Daily Market Wire 10 July 2018
Lower for grains and oilseeds.
- CBOT wheat down 7.25c to 508c,
- Kansas wheat down 7c to 506c,
- Corn down 6.25c to 354c,
- Soybeans down 21.75c to 855.75c,
- Winnipeg canola down C$4.89 to $506.30,
- Matif canola down €3.5 to €358.25,
- Dow Jones up 320.11 to 24776.59,
- Crude oil up US$0.17 to $74.02 per barrel,
- AUD up to 0.746c,
- CAD up to 1.311c (AUDCAD 0.978),
- EUR up to 1.174c (AUDEUR 0.634).
Wheat finished in the red after three days of price strength, following weakness in corn and beans. Implied volatility in September Soft Red Winter wheat went out at 29.625 per cent. CBOT wheat has a gap 15 cents below current levels, which it looks tempted to fill, though it’s hard to see aggressive selling in wheat ahead of USDA’s release Thursday of the July World Agricultural Supply and Demand Estimates report. EU wheat values were down €1.5 with an improved forecast in the Ukraine and Poland adding some pressure, though it’s probably too late for rainfall to have a significant impact on crop development. In Russia, some early harvest results are suggesting 20pc yield declines, though there is still plenty of uncertainty remaining. Black Sea fob markets remain well bid with limited selling.

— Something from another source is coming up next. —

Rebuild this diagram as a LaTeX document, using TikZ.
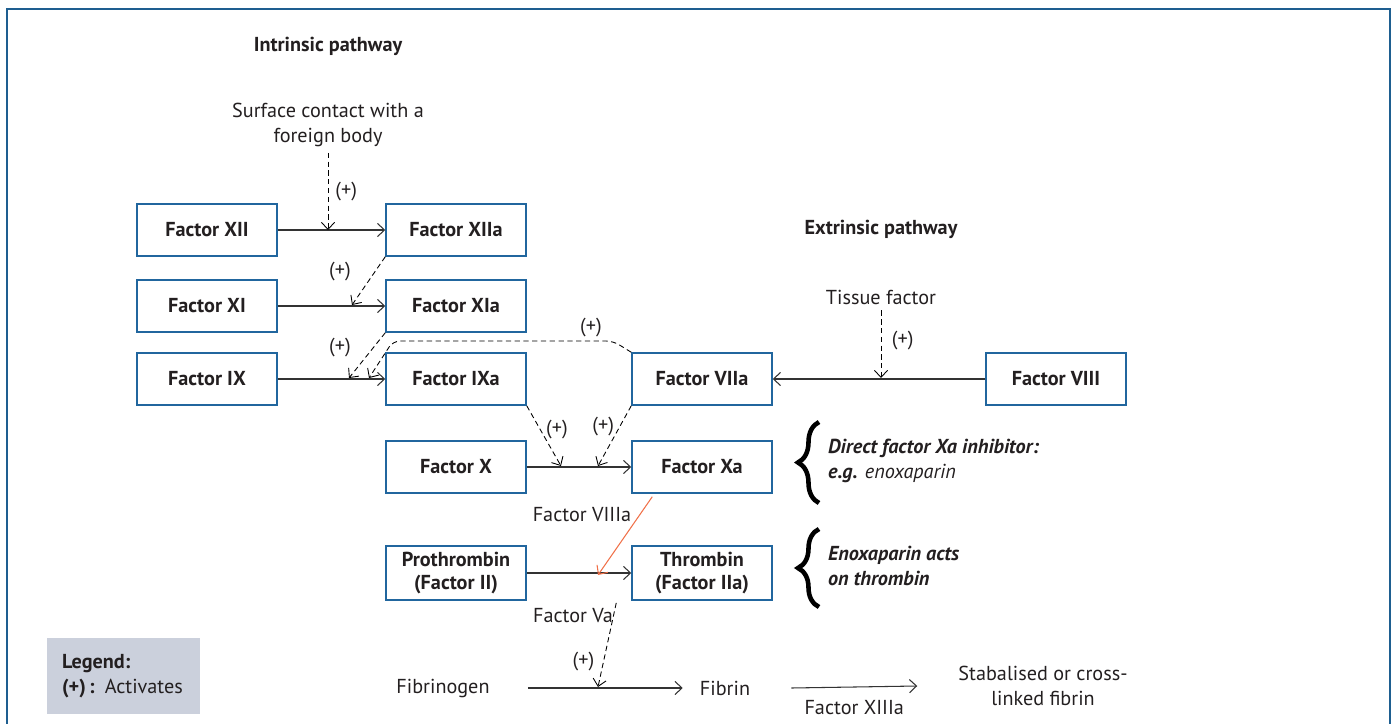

Corn conditions came in at 75pc good to excellent, down from 76pc last week. Forecast warm conditions for parts of the corn belt have drifted west, which has left most production regions with moderate temperatures and excellent subsoil moisture. Export inspections came in at a strong 1.44 million tonnes (Mt). Commitment of Traders (COT) report data for corn showed an increase in the short position from 8000 to 35,800 contracts.
Beans gave back half of Friday’s gains as the political boxing event continues. China has reduced bean import taxes on five Asian countries in an effort to avoid needing US supplies, which will be a difficult strategy for it to acheive. Bean conditions came in at 71pc good to excellent, unchanged on last week. Soymeal was down $8.20 per tonne, while soy oil was down 16 points. The COT report had the bean short increase to 77,800 contracts from 75,500 contracts.

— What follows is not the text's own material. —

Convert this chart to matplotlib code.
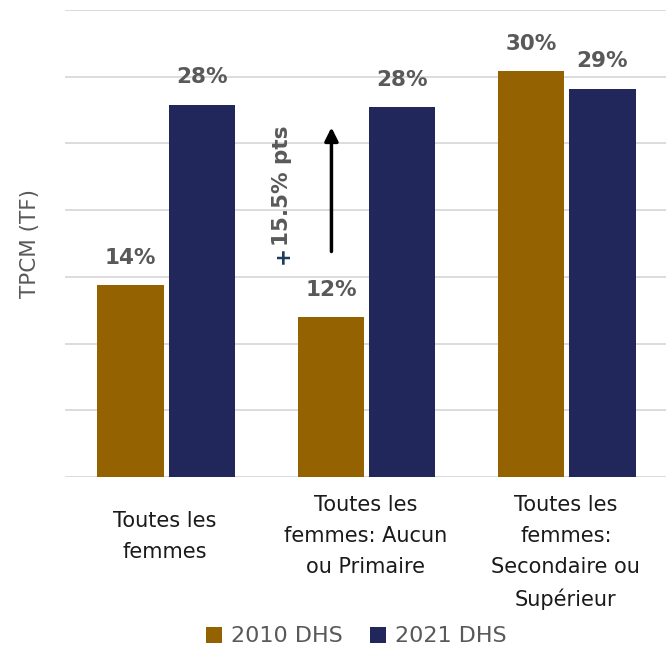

Canola followed beans lower, giving up most of Friday’s gains in a session that saw a lot of uncertainty with regards to price action.
Australian markets got off to a slow start yesterday, with east coast prices slightly higher thanks to a disappointing moisture forecast and increasing export potential in South and Western Australia. The Saudi Arabian barley revealed values below expectations as one counter-party, Holbud, took out 65pc of the 1.74Mt demand. This company loves to short this tender to take out the demand and use its ships, but the balance sheet is becoming less forgiving in barley, and they are playing a very dangerous game. Aside from 10-15 millimetres in southwest Victoria, the eight-day forecast continues to show limited moisture. Crop conditions in NSW are getting worse by the day, and the longer the eight-day forecast stays dry, the larger the volume of South and Western Australia grain that will be required.